ARTS BEAT by Krystle Chow—Young filmmakers focus on success through the lens

It’s film festival season in Ottawa, and there has never been a better time to be a filmmaker.

Amateur filmmakers are getting involved in what was once considered an elite art form.

And it looks like the lure of movie-making magic has captivated the younger generation as well.

Youth filmmakers – those who are younger than 30 years of age – are getting a chance to get their hands dirty as film production equipment becomes cheaper and more readily available.

There are also more avenues appearing for budding visual artists to showcase their work, like the annual Canadian National Youth Film Festival, which had its first run earlier this year.

The youth seem to be taking advantage of these opportunities: Penny McCann, director of Sussex Annex Works Video – better known as SAW Video – has observed that around half of their 229 current members are under the age of 30, and that membership has grown by about 25 percent in the last two years or so.

High-tech toys, from the humble television to PlayStations and IPods, are usually seen as bad influences on our youth today.

Technology is blamed for encouraging short attention spans and couch-potato tendencies.

But the digital video (DV) camera may prove to be an exception.

It might even provide a kind of salvation for teenagers and students.

Take, for example, SAW Video’s youth program.

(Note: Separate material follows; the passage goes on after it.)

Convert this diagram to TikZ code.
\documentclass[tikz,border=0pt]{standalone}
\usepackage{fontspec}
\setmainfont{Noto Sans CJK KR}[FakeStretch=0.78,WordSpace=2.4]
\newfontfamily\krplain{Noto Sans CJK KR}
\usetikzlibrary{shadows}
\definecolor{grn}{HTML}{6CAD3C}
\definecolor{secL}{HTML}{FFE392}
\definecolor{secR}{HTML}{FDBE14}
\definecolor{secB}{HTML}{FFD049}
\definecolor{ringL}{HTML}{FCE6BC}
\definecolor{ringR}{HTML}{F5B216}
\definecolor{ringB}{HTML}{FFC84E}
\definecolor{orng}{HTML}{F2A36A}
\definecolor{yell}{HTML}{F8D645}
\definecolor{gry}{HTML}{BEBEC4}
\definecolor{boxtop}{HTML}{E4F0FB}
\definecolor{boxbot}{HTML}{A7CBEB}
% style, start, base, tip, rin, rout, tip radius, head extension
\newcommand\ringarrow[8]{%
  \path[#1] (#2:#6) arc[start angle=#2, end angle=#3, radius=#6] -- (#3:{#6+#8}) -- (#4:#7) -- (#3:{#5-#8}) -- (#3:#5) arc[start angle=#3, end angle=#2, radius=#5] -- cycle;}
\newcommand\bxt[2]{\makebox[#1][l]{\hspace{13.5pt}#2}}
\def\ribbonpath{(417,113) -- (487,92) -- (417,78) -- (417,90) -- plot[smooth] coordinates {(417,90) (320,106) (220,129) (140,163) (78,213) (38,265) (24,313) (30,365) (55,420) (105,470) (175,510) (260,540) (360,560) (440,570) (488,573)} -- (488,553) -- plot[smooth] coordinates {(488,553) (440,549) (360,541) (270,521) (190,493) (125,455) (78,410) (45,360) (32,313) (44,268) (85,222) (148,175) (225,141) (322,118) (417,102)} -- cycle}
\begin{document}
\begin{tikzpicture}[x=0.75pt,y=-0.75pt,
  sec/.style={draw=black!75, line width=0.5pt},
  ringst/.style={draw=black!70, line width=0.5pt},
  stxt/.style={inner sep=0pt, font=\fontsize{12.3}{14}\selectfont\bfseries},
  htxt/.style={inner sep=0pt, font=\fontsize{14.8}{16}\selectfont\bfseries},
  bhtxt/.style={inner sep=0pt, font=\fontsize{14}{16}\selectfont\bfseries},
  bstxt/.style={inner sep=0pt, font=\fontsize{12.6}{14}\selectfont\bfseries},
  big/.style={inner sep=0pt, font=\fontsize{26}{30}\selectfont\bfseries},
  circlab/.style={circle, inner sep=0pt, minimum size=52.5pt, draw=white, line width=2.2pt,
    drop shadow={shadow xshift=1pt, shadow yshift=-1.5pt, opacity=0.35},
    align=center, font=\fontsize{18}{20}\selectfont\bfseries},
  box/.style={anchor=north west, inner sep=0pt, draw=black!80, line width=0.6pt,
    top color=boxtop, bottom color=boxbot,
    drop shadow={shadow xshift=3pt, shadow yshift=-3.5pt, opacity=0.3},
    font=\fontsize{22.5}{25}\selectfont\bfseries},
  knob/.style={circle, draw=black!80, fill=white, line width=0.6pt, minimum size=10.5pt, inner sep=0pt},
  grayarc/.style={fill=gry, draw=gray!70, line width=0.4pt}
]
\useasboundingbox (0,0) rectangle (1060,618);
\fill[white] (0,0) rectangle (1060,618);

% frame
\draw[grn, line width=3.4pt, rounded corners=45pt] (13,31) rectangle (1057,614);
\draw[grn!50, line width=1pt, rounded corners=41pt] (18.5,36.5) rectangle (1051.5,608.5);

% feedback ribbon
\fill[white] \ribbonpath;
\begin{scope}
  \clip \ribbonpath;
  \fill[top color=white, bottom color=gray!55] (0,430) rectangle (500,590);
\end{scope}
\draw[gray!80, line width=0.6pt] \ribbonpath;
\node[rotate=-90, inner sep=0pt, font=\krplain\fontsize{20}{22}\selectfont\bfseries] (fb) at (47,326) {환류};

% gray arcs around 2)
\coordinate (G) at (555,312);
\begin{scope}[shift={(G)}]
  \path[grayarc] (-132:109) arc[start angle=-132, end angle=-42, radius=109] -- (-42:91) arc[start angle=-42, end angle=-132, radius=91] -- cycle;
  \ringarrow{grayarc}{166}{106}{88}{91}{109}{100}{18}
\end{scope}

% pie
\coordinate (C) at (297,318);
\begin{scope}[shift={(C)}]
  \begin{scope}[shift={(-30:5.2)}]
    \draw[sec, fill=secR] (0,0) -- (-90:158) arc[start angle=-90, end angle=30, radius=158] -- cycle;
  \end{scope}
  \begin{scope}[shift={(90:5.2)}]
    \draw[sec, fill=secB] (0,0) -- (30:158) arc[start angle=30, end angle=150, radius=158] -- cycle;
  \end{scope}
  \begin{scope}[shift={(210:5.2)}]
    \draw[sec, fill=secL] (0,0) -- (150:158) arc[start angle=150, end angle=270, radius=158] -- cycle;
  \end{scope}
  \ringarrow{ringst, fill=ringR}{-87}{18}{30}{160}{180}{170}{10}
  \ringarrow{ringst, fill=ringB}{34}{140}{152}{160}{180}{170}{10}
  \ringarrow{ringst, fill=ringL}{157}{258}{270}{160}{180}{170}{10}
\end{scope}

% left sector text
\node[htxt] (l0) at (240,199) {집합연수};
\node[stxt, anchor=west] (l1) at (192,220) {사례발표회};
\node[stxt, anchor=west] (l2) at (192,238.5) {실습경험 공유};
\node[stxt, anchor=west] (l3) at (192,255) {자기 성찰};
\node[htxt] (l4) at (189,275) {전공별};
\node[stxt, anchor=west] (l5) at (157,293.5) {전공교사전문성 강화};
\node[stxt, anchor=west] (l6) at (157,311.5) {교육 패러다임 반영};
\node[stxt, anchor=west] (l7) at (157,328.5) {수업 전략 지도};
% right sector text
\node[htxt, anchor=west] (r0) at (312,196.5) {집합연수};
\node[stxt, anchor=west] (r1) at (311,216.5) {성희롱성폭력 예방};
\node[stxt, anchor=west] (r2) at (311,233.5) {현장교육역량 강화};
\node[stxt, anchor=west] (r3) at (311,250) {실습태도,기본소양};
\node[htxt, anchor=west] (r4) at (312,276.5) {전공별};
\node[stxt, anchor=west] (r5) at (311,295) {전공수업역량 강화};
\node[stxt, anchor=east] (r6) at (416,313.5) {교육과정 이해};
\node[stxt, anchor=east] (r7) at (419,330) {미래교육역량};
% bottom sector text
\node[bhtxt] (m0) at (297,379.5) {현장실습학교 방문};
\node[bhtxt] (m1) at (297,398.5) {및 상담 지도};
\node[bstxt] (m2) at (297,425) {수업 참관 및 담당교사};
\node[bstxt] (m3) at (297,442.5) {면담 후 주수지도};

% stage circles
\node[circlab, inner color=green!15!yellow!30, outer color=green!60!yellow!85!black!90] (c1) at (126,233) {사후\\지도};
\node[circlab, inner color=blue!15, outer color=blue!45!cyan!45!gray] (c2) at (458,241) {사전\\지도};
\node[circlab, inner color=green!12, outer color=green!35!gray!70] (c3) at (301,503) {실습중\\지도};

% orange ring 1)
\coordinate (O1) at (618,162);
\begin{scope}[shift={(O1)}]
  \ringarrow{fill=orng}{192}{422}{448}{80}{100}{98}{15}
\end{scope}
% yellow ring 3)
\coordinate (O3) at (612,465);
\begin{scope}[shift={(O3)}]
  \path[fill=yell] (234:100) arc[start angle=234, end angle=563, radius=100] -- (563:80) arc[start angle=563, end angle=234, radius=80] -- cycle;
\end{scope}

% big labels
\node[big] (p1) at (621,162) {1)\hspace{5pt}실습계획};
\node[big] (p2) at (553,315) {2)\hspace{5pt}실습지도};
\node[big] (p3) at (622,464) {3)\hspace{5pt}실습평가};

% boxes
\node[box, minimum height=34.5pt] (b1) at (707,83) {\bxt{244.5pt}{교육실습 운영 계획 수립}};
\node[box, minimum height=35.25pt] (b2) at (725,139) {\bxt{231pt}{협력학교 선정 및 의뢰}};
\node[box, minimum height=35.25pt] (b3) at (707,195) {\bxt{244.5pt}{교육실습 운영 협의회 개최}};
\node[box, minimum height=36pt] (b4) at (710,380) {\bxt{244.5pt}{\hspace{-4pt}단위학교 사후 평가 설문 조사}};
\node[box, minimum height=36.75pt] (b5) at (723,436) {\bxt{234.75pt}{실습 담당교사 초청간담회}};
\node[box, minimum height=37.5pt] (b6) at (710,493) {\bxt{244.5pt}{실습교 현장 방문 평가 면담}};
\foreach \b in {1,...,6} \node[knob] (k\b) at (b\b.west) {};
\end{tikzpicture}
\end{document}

The program trains dropouts and “street youth” to use a camera and direct productions, edit films, and write screenplays, according to Paul Gordon, SAW’s youth co-ordinator.

It’s a chance for 18- to 30-year-olds who are underemployed or unable to get a job after leaving school to learn filmmaking skills.

Students even get paid to participate, and it could be the first step towards a career in film production.

Besides getting people off the streets and into full-time employment, programs like this are helping to build the arts community in Ottawa.

They are also providing these aspiring filmmakers with opportunities they might not otherwise have been able to afford.

All of this is a pretty good sign for both the future of arts in Ottawa and the younger generation; more participation by a diverse group of young filmmakers will likely mean a much bigger pool of ideas and innovations in the filmmaking industry.

All that’s left to be done is for media production outlets like SAW Video and the Independent Filmmakers Co-operative of Ottawa to make their presence more widely seen and heard in schools and elsewhere, so as to give students a taste of what it could be like to become the next Scorsese or Kubrick.